The model assumes a 1% decay of the 46% absorption rate of the atmosphere (i.e. the atmosphere absorbs more and more every year as our production outpaces the earths ability to absorb it). This is because although the atmosphere absorbs 46% of our production today, as we produce more the fraction absorbed will not remain the same - if the earth is absorbing 14 gigatons of carbon into plants and the ocean today, it is unlikely it will be able to absorb 46 gigatons yearly if we were to start producing 100 gigatons yearly.

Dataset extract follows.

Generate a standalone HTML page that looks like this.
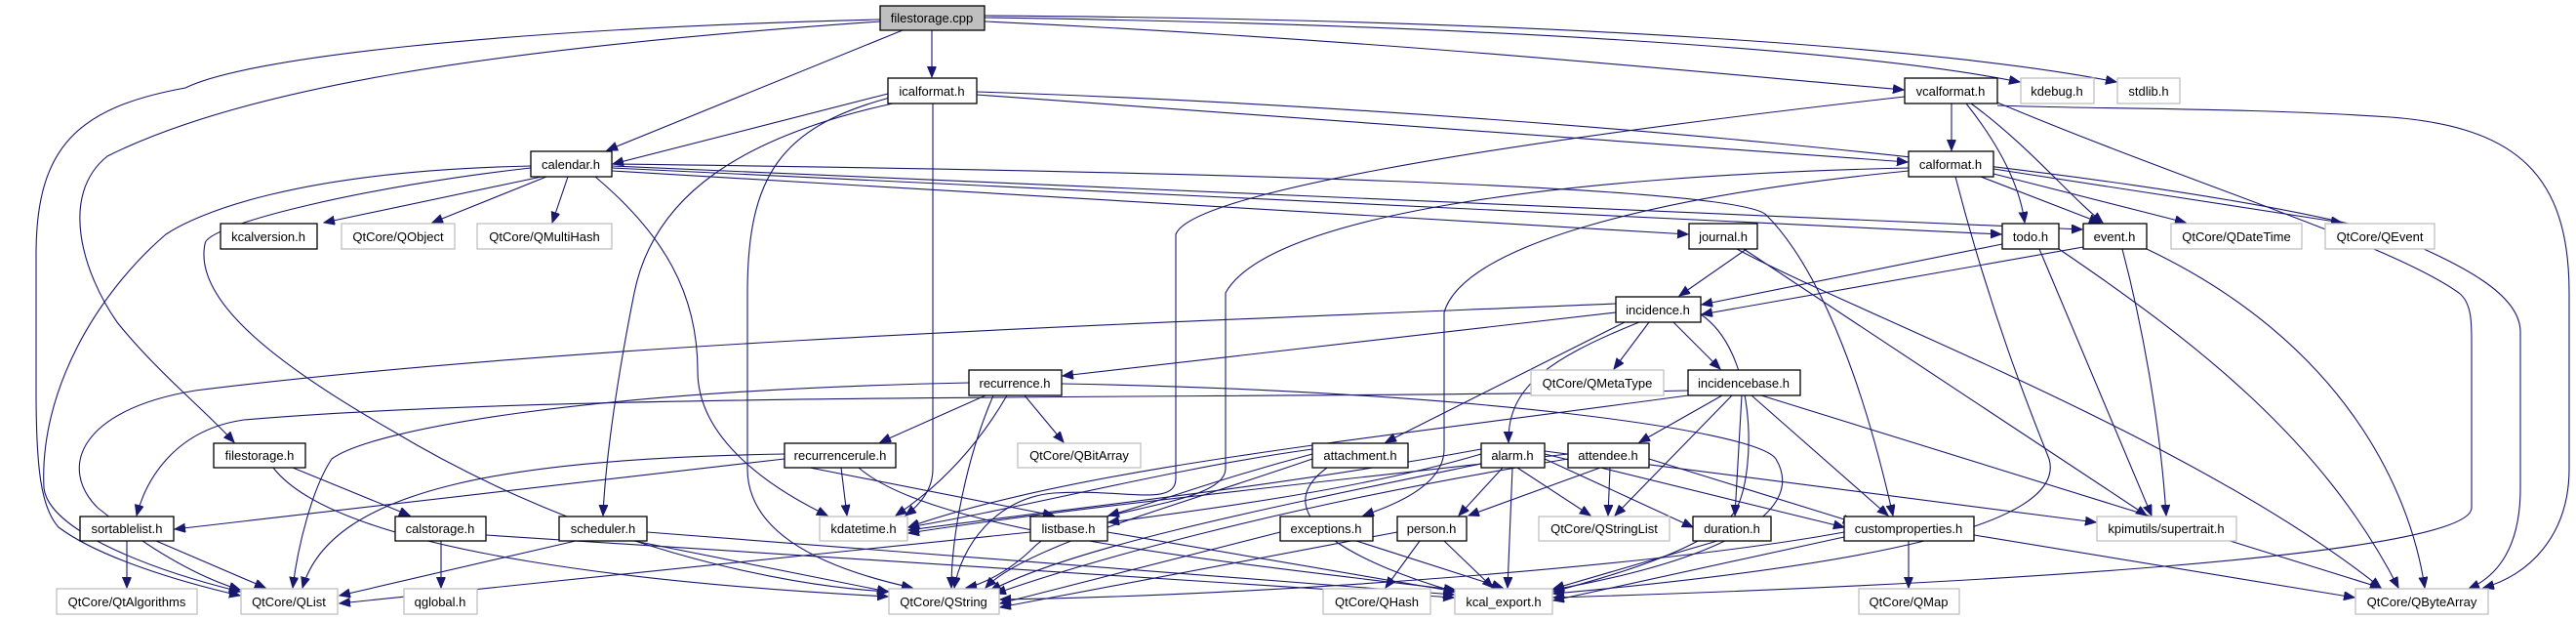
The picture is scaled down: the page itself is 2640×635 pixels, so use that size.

While it is likely that if we absolutely stopped CO2 production altogether the Earth may begin to absorb that CO2 back, the model as it stands does not allow for CO2 levels to decline in an absolute sense year over year - i.e. the model can drop below the baseline 30 gigaton production rate if the cutback slider is high enough, but 'negative CO2 production' is not allowed by the model.

The Model:

Conclusion:

In conclusion, human driven climate change is a near certainty at this point. With some luck, we might catch the earth in a natural cooling trend, but our rate of carbon production is so high that even a record breaking cooling cycle wouldn't be able to stop it. At best it could buy us some time. Short of that, climate change in the next 100 years is inevitable - and as the above model demonstrates - is going to cause disastrous outcomes even when using conservative numbers. Simply put, if we continue to inject politics into global warming when the objective data and the basic laws of the universe imply disastrous outcomes, we are digging ourselves into a hole we might never be able to get out of. Human driven climate change is not an opinion, or a conspiracy, or a political stance, it is a cold hard fact. Public views on global warming need to change fast, or it will be too late.